Enhanced Short-Circuit Robustness of 1.2 kV Split Gate Silicon Carbide Metal Oxide Semiconductor Field-Effect Transistors for High-Frequency Applications

Split Gate SiC MOSFETs (SG-MOSFETs) have been demonstrated to exhibit excellent power dissipation at high operating frequencies due to their low specific reverse transfer capacitance (Crss,sp); however, there are several reliability issues of SG-MOSFETs, including electric field crowding at the gate oxide and insufficient short-circuit (SC) robustness. In this paper, we propose a device structure to enhance the short-circuit withstand time (SCWT) of 1.2 kV SG-MOSFETs. The proposed P-shielded SG-MOSFETs (PSG-MOSFETs) feature a P-shielding region that expands the depletion region within the JFET region under both blocking mode and SC conditions. Compared to the conventional structure, this reduces the maximum electric field in the gate oxide, enabling a higher doping concentration in the JFET region, which can reduce the specific on-resistance (Ron,sp) to minimize power dissipation during device operation.
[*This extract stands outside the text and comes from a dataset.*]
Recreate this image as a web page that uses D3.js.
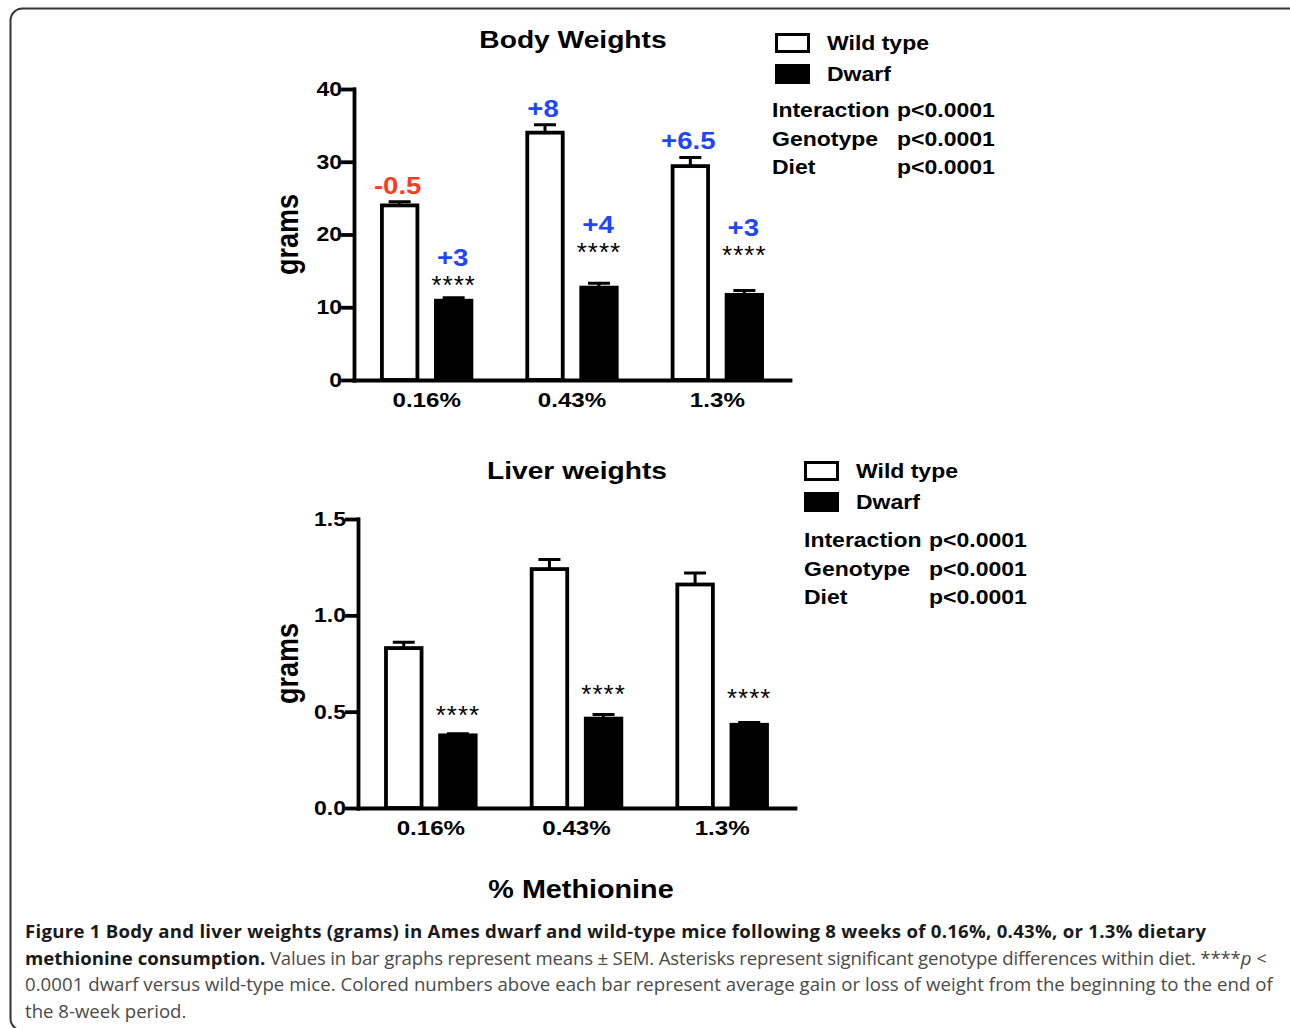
<!DOCTYPE html>
<html>
<head>
<meta charset="utf-8">
<script src="https://cdn.jsdelivr.net/npm/d3@7"></script>
<style>
body { margin: 0; background: #fff; }
svg text { font-family: "Liberation Sans", Arial, Helvetica, sans-serif; }
.caption text { font-family: "Open Sans", sans-serif; }
</style>
</head>
<body>
<svg id="fig" width="1290" height="1028"></svg>
<script>

// Data ----------------------------------------------------------------------

var diets = ["0.16%", "0.43%", "1.3%"];
var genotypes = ["Wild type", "Dwarf"];

var bodyWT = [24.0, 34.0, 29.4],
    bodyWTerr = [0.5, 1.1, 1.2];
var bodyDwarf = [10.9, 12.7, 11.7],
    bodyDwarfErr = [0.4, 0.6, 0.6];
var bodyGainWT = ["-0.5", "+8", "+6.5"],
    bodyGainDwarf = ["+3", "+4", "+3"];
var bodyStars = [11.8, 16.3, 16.0];   // where the **** sit (grams)
var bodyTicks = [0, 10, 20, 30, 40];

var liverWT = [0.83, 1.24, 1.16],
    liverWTerr = [0.03, 0.05, 0.06];
var liverDwarf = [0.377, 0.464, 0.432],
    liverDwarfErr = [0.009, 0.021, 0.012];
var liverStars = [0.434, 0.546, 0.526];
var liverTicks = [0, 0.5, 1.0, 1.5];

var statNames = ["Interaction", "Genotype", "Diet"];
var statP = ["p<0.0001", "p<0.0001", "p<0.0001"];

var gainColor = function(s) { return s[0] == "-" ? "#ff3b1f" : "#1f45ff"; };

var sx = 1.15; // glyphs in the figure are a bit wider than Arial

var svg = d3.select("#fig");

// frame
svg.append("rect")
  .attr("x", 10.5).attr("y", 8.5)
  .attr("width", 1290).attr("height", 1022)
  .attr("rx", 12)
  .attr("fill", "none")
  .attr("stroke", "#333")
  .attr("stroke-width", 2);

function label(g, x, y, str, size, anchor, color, weight) {
  return g.append("text")
    .attr("transform", "translate(" + x + "," + y + ") scale(" + sx + ",1)")
    .attr("text-anchor", anchor || "start")
    .attr("font-size", size)
    .attr("font-weight", weight || "bold")
    .attr("fill", color || "#000")
    .text(str);
}


// Panel ---------------------------------------------------------------------

function drawPanel(p) {

  var g = svg.append("g");

  var x = d3.scaleBand().domain(diets).range(p.xr);
  var x1 = d3.scaleBand().domain(genotypes)
    .range([0, x.bandwidth()])
    .paddingInner(0.343).paddingOuter(0.517);
  var y = d3.scaleLinear().domain(p.dom).range(p.yr);

  var rows = diets.map(function(d, i) {
    return [
      {diet: d, geno: genotypes[0], v: p.wt[i], e: p.wtErr[i]},
      {diet: d, geno: genotypes[1], v: p.dw[i], e: p.dwErr[i]}
    ];
  });
  var flat = d3.merge(rows);

  // bars
  g.selectAll(".bar")
    .data(flat)
    .enter().append("rect")
    .attr("class", "bar")
    .attr("x", function(d) { return x(d.diet) + x1(d.geno); })
    .attr("width", x1.bandwidth())
    .attr("y", function(d) { return y(d.v); })
    .attr("height", function(d) { return y(0) - y(d.v); })
    .attr("fill", function(d) { return d.geno == "Dwarf" ? "#000" : "#fff"; })
    .attr("stroke", "#000")
    .attr("stroke-width", 3.8);

  // error bars (upper only)
  var cx = function(d) { return x(d.diet) + x1(d.geno) + x1.bandwidth() / 2; };
  g.selectAll(".err")
    .data(flat)
    .enter().append("path")
    .attr("class", "err")
    .attr("d", function(d) {
      var c = cx(d), t = y(d.v + d.e);
      return "M" + c + "," + y(d.v) + "V" + t + "M" + (c - 11) + "," + t + "H" + (c + 11);
    })
    .attr("fill", "none")
    .attr("stroke", "#000")
    .attr("stroke-width", 3);

  // axes
  var yAxis = d3.axisLeft(y)
    .tickValues(p.ticks)
    .tickSize(11)
    .tickSizeOuter(0)
    .tickFormat(p.fmt);

  var ya = g.append("g")
    .attr("transform", "translate(" + p.xr[0] + ",0)")
    .call(yAxis);
  ya.selectAll("line, path").attr("stroke-width", 3.8).attr("stroke-linecap", "square");
  ya.selectAll("text")
    .attr("x", -12 / sx)
    .attr("transform", "scale(" + sx + ",1)")
    .attr("font-size", 20)
    .attr("font-weight", "bold")
    .attr("font-family", null);

  var xa = g.append("g")
    .attr("transform", "translate(0," + y(0) + ")")
    .call(d3.axisBottom(x).tickSize(0).tickSizeOuter(0).tickPadding(12));
  xa.select(".domain").attr("stroke-width", 3.8).attr("stroke-linecap", "square");
  xa.selectAll("text")
    .attr("transform", "scale(" + sx + ",1)")
    .attr("font-size", 21)
    .attr("font-weight", "bold")
    .attr("font-family", null);

  // **** and gain labels above the dwarf bars
  diets.forEach(function(d, i) {
    var cw = x(d) + x1(genotypes[0]) + x1.bandwidth() / 2,
        cd = x(d) + x1(genotypes[1]) + x1.bandwidth() / 2,
        sy = y(p.stars[i]);
    g.append("text")
      .attr("x", cd).attr("y", sy)
      .attr("text-anchor", "middle")
      .attr("font-size", 26)
      .attr("letter-spacing", 1)
      .text("****");
    if (p.gainWT) {
      label(g, cw - 2, y(p.wt[i] + p.wtErr[i]) - 8, p.gainWT[i], 24, "middle", gainColor(p.gainWT[i]));
      label(g, cd - 1, sy - 28, p.gainDw[i], 24, "middle", gainColor(p.gainDw[i]));
    }
  });

  // y title
  g.append("text")
    .attr("transform", "translate(" + p.ylab[0] + "," + p.ylab[1] + ") rotate(-90) scale(1," + sx + ")")
    .attr("text-anchor", "middle")
    .attr("font-size", 27)
    .attr("font-weight", "bold")
    .text("grams");

  // title
  label(g, p.title[1], p.title[2], p.title[0], 24.5, "middle");

  // legend
  var lg = g.append("g").attr("transform", "translate(" + p.leg[0] + "," + p.leg[1] + ")");
  lg.append("rect")
    .attr("x", 1.5).attr("y", 1.5).attr("width", 32).attr("height", 17)
    .attr("fill", "#fff").attr("stroke", "#000").attr("stroke-width", 3);
  lg.append("rect")
    .attr("x", 0).attr("y", 31).attr("width", 35).attr("height", 20)
    .attr("fill", "#000");
  label(lg, 52, 17, genotypes[0], 20);
  label(lg, 52, 48, genotypes[1], 20);

  statNames.forEach(function(s, i) {
    label(lg, p.stat[0], p.stat[1] + i * 28.5, s, 20);
    label(lg, p.stat[2], p.stat[1] + i * 28.5, statP[i], 20);
  });
}

drawPanel({
  xr: [354, 790], yr: [380, 89], dom: [0, 40],
  wt: bodyWT, wtErr: bodyWTerr, dw: bodyDwarf, dwErr: bodyDwarfErr,
  stars: bodyStars, gainWT: bodyGainWT, gainDw: bodyGainDwarf,
  ticks: bodyTicks, fmt: d3.format("d"),
  ylab: [298, 234.5], title: ["Body Weights", 573, 48],
  leg: [775, 33], stat: [-3, 84, 122]
});

drawPanel({
  xr: [358, 795], yr: [808, 519], dom: [0, 1.5],
  wt: liverWT, wtErr: liverWTerr, dw: liverDwarf, dwErr: liverDwarfErr,
  stars: liverStars,
  ticks: liverTicks, fmt: d3.format(".1f"),
  ylab: [298, 663.5], title: ["Liver weights", 577, 479],
  leg: [804, 461], stat: [0, 86, 125]
});

label(svg, 581, 898, "% Methionine", 25, "middle");


// Caption -------------------------------------------------------------------

var cap = svg.append("g").attr("class", "caption").attr("font-size", 18.6);

cap.append("text").attr("x", 25).attr("y", 938)
  .attr("font-weight", "bold").attr("fill", "#1a1a1a")
  .attr("letter-spacing", 0.27)
  .text("Figure 1 Body and liver weights (grams) in Ames dwarf and wild-type mice following 8 weeks of 0.16%, 0.43%, or 1.3% dietary");

var l2 = cap.append("text").attr("x", 25).attr("y", 964.5).attr("fill", "#4a4a4a");
l2.append("tspan").attr("font-weight", "bold").attr("fill", "#1a1a1a").text("methionine consumption.");
l2.append("tspan").attr("letter-spacing", -0.17)
  .text(" Values in bar graphs represent means \u00b1 SEM. Asterisks represent significant genotype differences within diet. ****");
l2.append("tspan").attr("font-style", "italic").text("p");
l2.append("tspan").text(" <");

cap.append("text").attr("x", 25).attr("y", 991).attr("fill", "#4a4a4a")
  .attr("letter-spacing", 0.05)
  .text("0.0001 dwarf versus wild-type mice. Colored numbers above each bar represent average gain or loss of weight from the beginning to the end of");

cap.append("text").attr("x", 25).attr("y", 1017.5).attr("fill", "#4a4a4a")
  .text("the 8-week period.");

</script>
</body>
</html>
The SC robustness of PSG-MOSFETs, with an Ron,sp identical to those of SG-MOSFETs, was investigated by adjusting the width of the P-shielding region (WP). Furthermore, the Crss,sp of PSG-MOSFETs was compared with that of SG-MOSFETs to analyze the relationship between the WP and high-frequency figure of merit (HF-FOM), defined as Ron,sp × Crss,sp. These results demonstrated that the PSG-MOSFET achieved an enhanced SC robustness and HF-FOM in comparison to the SG-MOSFET. Thus, the proposed PSG-MOSFET is a highly suitable candidate for high-frequency and reliable applications.